From an employee perspective, most (93%) professionals say it is important for an organisation to be transparent about the flexible working options they provide, whereas only a small number of employees say transparency isn’t very important (5%) or not important at all (2%).

The majority (90%) of professionals also believe it’s important to have easy access to an organisation’s flexible working policy when looking for a new role. If flexible working information is not easily accessible, this could raise the question: are some employers not explictly stating their flexible working plans deliberately, or is this an unwitting blind spot?

For instance, if working from home three days a week is very important to a candidate, employers who are reluctant to offer this flexibility, or include this agreement in a person’s contract, risk missing out on top talent. Therefore, employers ought to focus on making their flexible working policies transparent for both candidates and current staff.

Professionals want flexible working policies in writing

Whilst majority (84%) of professionals say it would be important for hybrid or remote agreements to be included in their contract for a new role, over a third (37%) of professionals say their flexible working agreement is not currently included in their contract, creating a lack of clarity, stability and trust.
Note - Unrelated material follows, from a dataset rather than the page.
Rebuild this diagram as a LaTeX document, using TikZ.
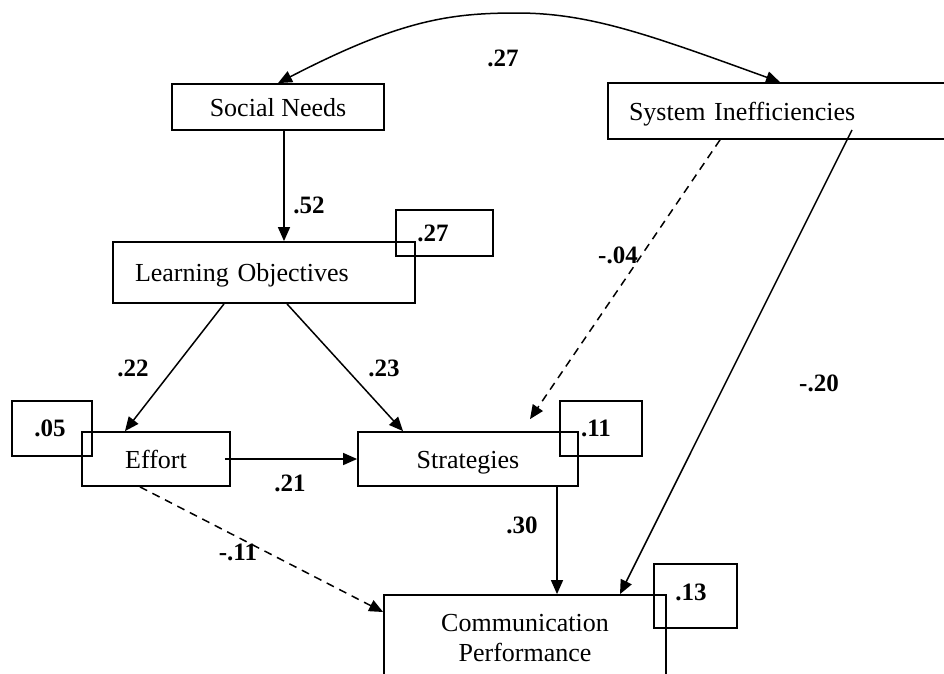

In terms of taking on the opinions of professionals when it comes to their flexible working preferences, 43% of employers say they don’t ask their staff for feedback on ways of working, but employers ought to improve their communication channels, in order to create a culture of openness.

As our research demonstrates, flexible working patterns are highly desired by most professionals today but are not currently set in stone across a range of organisations. Employees want to know where they stand when it comes to the flexibility they’re entitled to and rest assured that this won’t suddenly change, so employers should focus on being as transparent and reasonable as possible when it comes to their flexible working offerings.

It’s also important for employers to gather, respond to and share feedback from professionals, to stay in the know when it comes to the most appealing ways of working, which inevitability shift as time goes on and vary depending on an individual’s lifestyle and needs.

In order to respond to this desire for transparency, employers ought to clarify the flexible working options they offer and ensure these are clearly communicated, from the job advert, to the interview stage, to the contract and beyond.